Even putting aside the First Amendment, the job of prosecutors is to enforce the existing laws, not to invent new ones. If it's a good idea to make it a crime to host a musical event where some people might use drugs, it's the legislature's job to pass such a law. For the same reason that it is wrong for government attorneys to try to impose gun-control laws through abusive lawsuits, it is also wrong for government attorneys to try to impose new drug-control laws though abusive prosecutions.
Even if we decided to abandon our republican form of government — so that government lawyers could make up new laws — and even if we repealed the First Amendment, U.S. Attorney Jordan's prosecution would still be wrongful. People should only be sent to federal prison for doing something that was illegal when they did it. Until Jordan brought his criminal charges, the theory that a manager of a legitimate theater could be charged under the crack-house law would have been preposterous.
Jordan's biography, which his government office posts on its official website, calls Jordan "an ardent advocate of human rights." How about the human right not to be sent to prison for twenty years because you're the test case for a prosecutor's invention of a new crime?
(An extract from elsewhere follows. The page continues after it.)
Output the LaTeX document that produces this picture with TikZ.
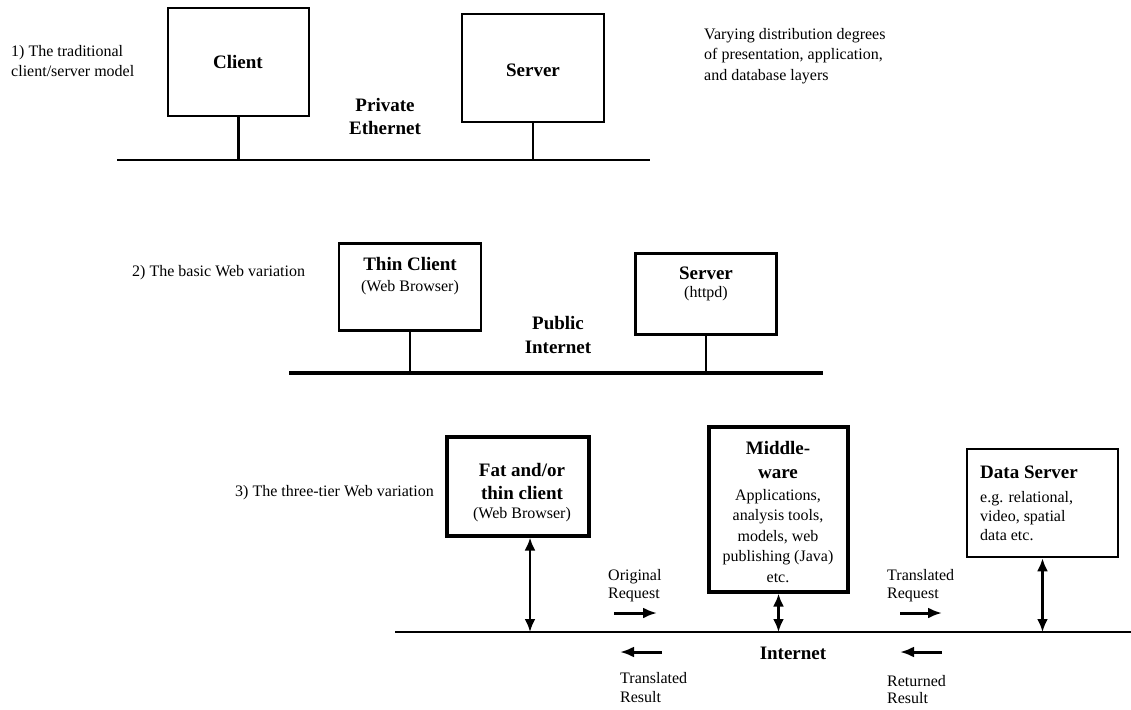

Whether or not Jordan wins, he will have succeeded in his main goal: exerting a chilling influence on people who perform electronic music, or who promote raves and concerts. Jordan can do this because he has too much money, and too many staffers. After prosecuting the real crimes in New Orleans, Jordan apparently has plenty of resources left over to allow him to pursue novel theories of criminal liability in defiance of statutory intent and of the First Amendment.
In 1995, the Cato Institute reported on the overstaffed and under-worked prosecutors at the Department of Justice. From 1980 to 1995, it found, the Department of Justice's budget had more than quadrupled, and there were two-and-a-half times as many assistant U.S. Attorneys (the foot-soldiers of criminal prosecution) as there had been in 1980.
This was bad, said the report, not just because it wasted money, but also because it was a threat to freedom. Under-worked prosecutors could be counted on to come up with all sorts of ingenious, but dangerous, prosecutions just to avoid looking as if they had too much time on their hands.
President Bush's new budget does slow down the frantic rate of funding increases that the Department of Justice had received during the Reno years. But the Department's budget ought to be cut substantially, restoring funding levels to the (inflation-adjusted) level of President Reagan's first term.
Besides firing lawyers like Eddie Jordan who abuse the system, and besides restoring the DOJ's budget to President Reagan's level, there is another important step that President Bush can take to prevent further abuse of the public by government lawyers: Insist that the Department of Justice respect the principles of federalism on which George Bush campaigned. The events that take place at the State Palace Theater in New Orleans are local activities, and thus ought to be left to the city and state governments. The federal government intervenes too much in local affairs already, and turning a U.S. Attorney's Office into a tool of musical censorship will only make the problem worse.
UPDATE: At the time this article was written, the website for the U.S. Attorney's Office in New Orleans incorrectly said that the office was still headed by Eddie Jordan. Although Jordan had initiated the prosecutions discussed in this article, he resigned in early 2001.